begin
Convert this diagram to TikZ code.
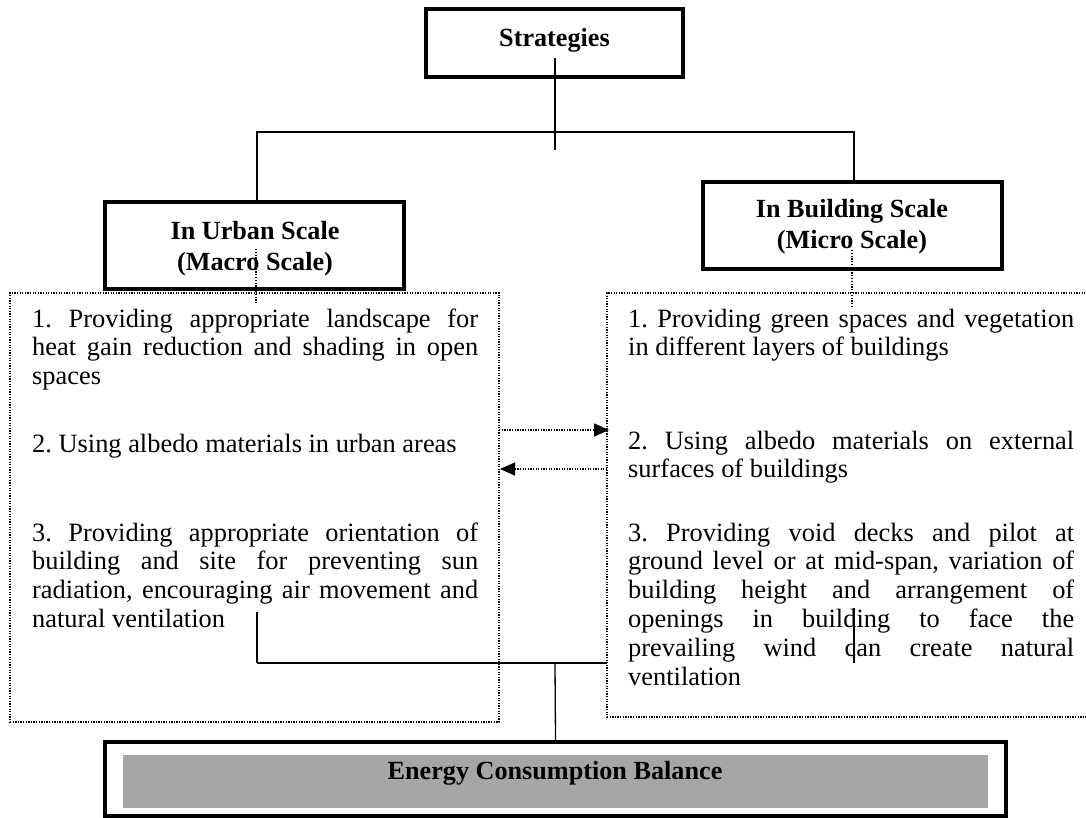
\documentclass[tikz,border=0pt]{standalone}
\usepackage{fontspec}
\setmainfont{Liberation Serif}
\usetikzlibrary{arrows.meta}
\definecolor{energygray}{HTML}{A6A6A6}
\newcommand{\jline}[1]{\makebox[446pt][s]{#1}\\}
\frenchspacing
\begin{document}
\begin{tikzpicture}[x=1pt,y=-1pt,
  thickbox/.style={draw, line width=3.5pt, inner sep=0pt},
  headtext/.style={font=\fontsize{26.2pt}{28.8pt}\selectfont\bfseries, inner sep=0pt, anchor=base},
  bodytext/.style={font=\fontsize{26.4pt}{28.8pt}\selectfont, inner sep=0pt, anchor=base west},
  dotbox/.style={draw, line width=1.3pt, dash pattern=on 1.3pt off 1.3pt, inner sep=0pt},
  dotline/.style={line width=1.2pt, dash pattern=on 1.2pt off 1.6pt},
  conn/.style={line width=1.3pt},
  darrow/.style={line width=1.3pt, dash pattern=on 1.3pt off 1.3pt, -{Triangle[length=15pt,width=13pt]}}
]
\clip (0,0) rectangle (1086,818);
\fill[white] (0,0) rectangle (1086,818);

% Strategies
\node[thickbox, minimum width=257pt, minimum height=68pt] (S) at (554.5,43) {};
\node[headtext] (St) at (554.5,47) {Strategies};

% Scale boxes
\node[thickbox, minimum width=299pt, minimum height=87pt] (U) at (254.5,245.5) {};
\node[headtext] (U1) at (255,240) {In Urban Scale};
\node[headtext] (U2) at (255,270) {(Macro Scale)};
\node[thickbox, minimum width=299pt, minimum height=87pt] (B) at (852.5,225.5) {};
\node[headtext] (B1) at (852,218) {In Building Scale};
\node[headtext] (B2) at (852,248) {(Micro Scale)};

% top connectors
\coordinate (sTop) at (555,58);
\coordinate (sBot) at (555,150);
\coordinate (jl) at (257,132);
\coordinate (jr) at (854,132);
\draw[conn] (sTop) -- (sBot);
\draw[conn] (U.north -| jl) -- (jl) -- (jr) -- (B.north -| jr);

% left dotted box
\node[dotbox, minimum width=489pt, minimum height=429pt] (L) at (254.5,507.5) {};

% bottom connector (left part)
\coordinate (bl) at (257,612);
\coordinate (blc) at (257,663);
\coordinate (bm) at (555,663);
\coordinate (br) at (607,663);
\draw[line width=1.3pt] (bl) -- (blc);
\draw[line width=2pt] (blc) -- (br);

% right dotted box
\node[dotbox, fill=white, minimum width=503pt, minimum height=424pt] (R) at (858.5,505) {};

% dotted links from scale boxes
\coordinate (ud1) at (256,249);
\coordinate (ud2) at (256,303);
\coordinate (bd1) at (852,250);
\coordinate (bd2) at (852,307);
\draw[dotline] (ud1) -- (ud2);
\draw[dotline] (bd1) -- (bd2);

% arrows between boxes
\coordinate (a1s) at (499,430);
\coordinate (a1e) at (609,430);
\coordinate (a2s) at (607,469);
\coordinate (a2e) at (500,469);
\draw[darrow] (a1s) -- (a1e);
\draw[darrow] (a2s) -- (a2e);

% right vertical over the right box
\coordinate (bv1) at (854,608);
\coordinate (bv2) at (854,663);
\draw[conn] (bv1) -- (bv2);

% Left texts
\node[bodytext] (L1) at (32,327) {\parbox[t]{446pt}{%
\jline{1. Providing appropriate landscape for}
\jline{heat gain reduction and shading in open}
spaces}};
\node[bodytext] (L2) at (32,452) {\parbox[t]{446pt}{2. Using albedo materials in urban areas}};
\node[bodytext] (L3) at (32,541) {\parbox[t]{446pt}{%
\jline{3. Providing appropriate orientation of}
\jline{building and site for preventing sun}
\jline{radiation, encouraging air movement and}
natural ventilation}};

% Right texts
\node[bodytext] (R1) at (628,327) {\parbox[t]{446pt}{%
\jline{1. Providing green spaces and vegetation}
in different layers of buildings}};
\node[bodytext] (R2) at (628,449) {\parbox[t]{446pt}{%
\jline{2. Using albedo materials on external}
surfaces of buildings}};
\node[bodytext] (R3) at (628,541) {\parbox[t]{446pt}{%
\jline{3. Providing void decks and pilot at}
\jline{ground level or at mid-span, variation of}
\jline{building height and arrangement of}
\jline{openings in building to face the}
\jline{prevailing wind can create natural}
ventilation}};

% Energy box
\node[draw, line width=4pt, inner sep=0pt, minimum width=901pt, minimum height=74pt] (E) at (555.5,779) {};
\node[fill=energygray, inner sep=0pt, minimum width=865pt, minimum height=53pt] (Eg) at (555.5,781.5) {};
\node[headtext] (Et) at (555,779) {Energy Consumption Balance};
\draw[conn] (bm) -- (E.north);
\end{tikzpicture}
\end{document}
end
## Short exercise
Write out the data precisely as given, excluding the pictures.

## Problem solution
Convert this diagram to TikZ code.
\documentclass[tikz,border=0pt]{standalone}
\usepackage{fontspec}
\setmainfont{Liberation Serif}
\usetikzlibrary{arrows.meta}
\definecolor{energygray}{HTML}{A6A6A6}
\newcommand{\jline}[1]{\makebox[446pt][s]{#1}\\}
\frenchspacing
\begin{document}
\begin{tikzpicture}[x=1pt,y=-1pt,
  thickbox/.style={draw, line width=3.5pt, inner sep=0pt},
  headtext/.style={font=\fontsize{26.2pt}{28.8pt}\selectfont\bfseries, inner sep=0pt, anchor=base},
  bodytext/.style={font=\fontsize{26.4pt}{28.8pt}\selectfont, inner sep=0pt, anchor=base west},
  dotbox/.style={draw, line width=1.3pt, dash pattern=on 1.3pt off 1.3pt, inner sep=0pt},
  dotline/.style={line width=1.2pt, dash pattern=on 1.2pt off 1.6pt},
  conn/.style={line width=1.3pt},
  darrow/.style={line width=1.3pt, dash pattern=on 1.3pt off 1.3pt, -{Triangle[length=15pt,width=13pt]}}
]
\clip (0,0) rectangle (1086,818);
\fill[white] (0,0) rectangle (1086,818);

% Strategies
\node[thickbox, minimum width=257pt, minimum height=68pt] (S) at (554.5,43) {};
\node[headtext] (St) at (554.5,47) {Strategies};

% Scale boxes
\node[thickbox, minimum width=299pt, minimum height=87pt] (U) at (254.5,245.5) {};
\node[headtext] (U1) at (255,240) {In Urban Scale};
\node[headtext] (U2) at (255,270) {(Macro Scale)};
\node[thickbox, minimum width=299pt, minimum height=87pt] (B) at (852.5,225.5) {};
\node[headtext] (B1) at (852,218) {In Building Scale};
\node[headtext] (B2) at (852,248) {(Micro Scale)};

% top connectors
\coordinate (sTop) at (555,58);
\coordinate (sBot) at (555,150);
\coordinate (jl) at (257,132);
\coordinate (jr) at (854,132);
\draw[conn] (sTop) -- (sBot);
\draw[conn] (U.north -| jl) -- (jl) -- (jr) -- (B.north -| jr);

% left dotted box
\node[dotbox, minimum width=489pt, minimum height=429pt] (L) at (254.5,507.5) {};

% bottom connector (left part)
\coordinate (bl) at (257,612);
\coordinate (blc) at (257,663);
\coordinate (bm) at (555,663);
\coordinate (br) at (607,663);
\draw[line width=1.3pt] (bl) -- (blc);
\draw[line width=2pt] (blc) -- (br);

% right dotted box
\node[dotbox, fill=white, minimum width=503pt, minimum height=424pt] (R) at (858.5,505) {};

% dotted links from scale boxes
\coordinate (ud1) at (256,249);
\coordinate (ud2) at (256,303);
\coordinate (bd1) at (852,250);
\coordinate (bd2) at (852,307);
\draw[dotline] (ud1) -- (ud2);
\draw[dotline] (bd1) -- (bd2);

% arrows between boxes
\coordinate (a1s) at (499,430);
\coordinate (a1e) at (609,430);
\coordinate (a2s) at (607,469);
\coordinate (a2e) at (500,469);
\draw[darrow] (a1s) -- (a1e);
\draw[darrow] (a2s) -- (a2e);

% right vertical over the right box
\coordinate (bv1) at (854,608);
\coordinate (bv2) at (854,663);
\draw[conn] (bv1) -- (bv2);

% Left texts
\node[bodytext] (L1) at (32,327) {\parbox[t]{446pt}{%
\jline{1. Providing appropriate landscape for}
\jline{heat gain reduction and shading in open}
spaces}};
\node[bodytext] (L2) at (32,452) {\parbox[t]{446pt}{2. Using albedo materials in urban areas}};
\node[bodytext] (L3) at (32,541) {\parbox[t]{446pt}{%
\jline{3. Providing appropriate orientation of}
\jline{building and site for preventing sun}
\jline{radiation, encouraging air movement and}
natural ventilation}};

% Right texts
\node[bodytext] (R1) at (628,327) {\parbox[t]{446pt}{%
\jline{1. Providing green spaces and vegetation}
in different layers of buildings}};
\node[bodytext] (R2) at (628,449) {\parbox[t]{446pt}{%
\jline{2. Using albedo materials on external}
surfaces of buildings}};
\node[bodytext] (R3) at (628,541) {\parbox[t]{446pt}{%
\jline{3. Providing void decks and pilot at}
\jline{ground level or at mid-span, variation of}
\jline{building height and arrangement of}
\jline{openings in building to face the}
\jline{prevailing wind can create natural}
ventilation}};

% Energy box
\node[draw, line width=4pt, inner sep=0pt, minimum width=901pt, minimum height=74pt] (E) at (555.5,779) {};
\node[fill=energygray, inner sep=0pt, minimum width=865pt, minimum height=53pt] (Eg) at (555.5,781.5) {};
\node[headtext] (Et) at (555,779) {Energy Consumption Balance};
\draw[conn] (bm) -- (E.north);
\end{tikzpicture}
\end{document}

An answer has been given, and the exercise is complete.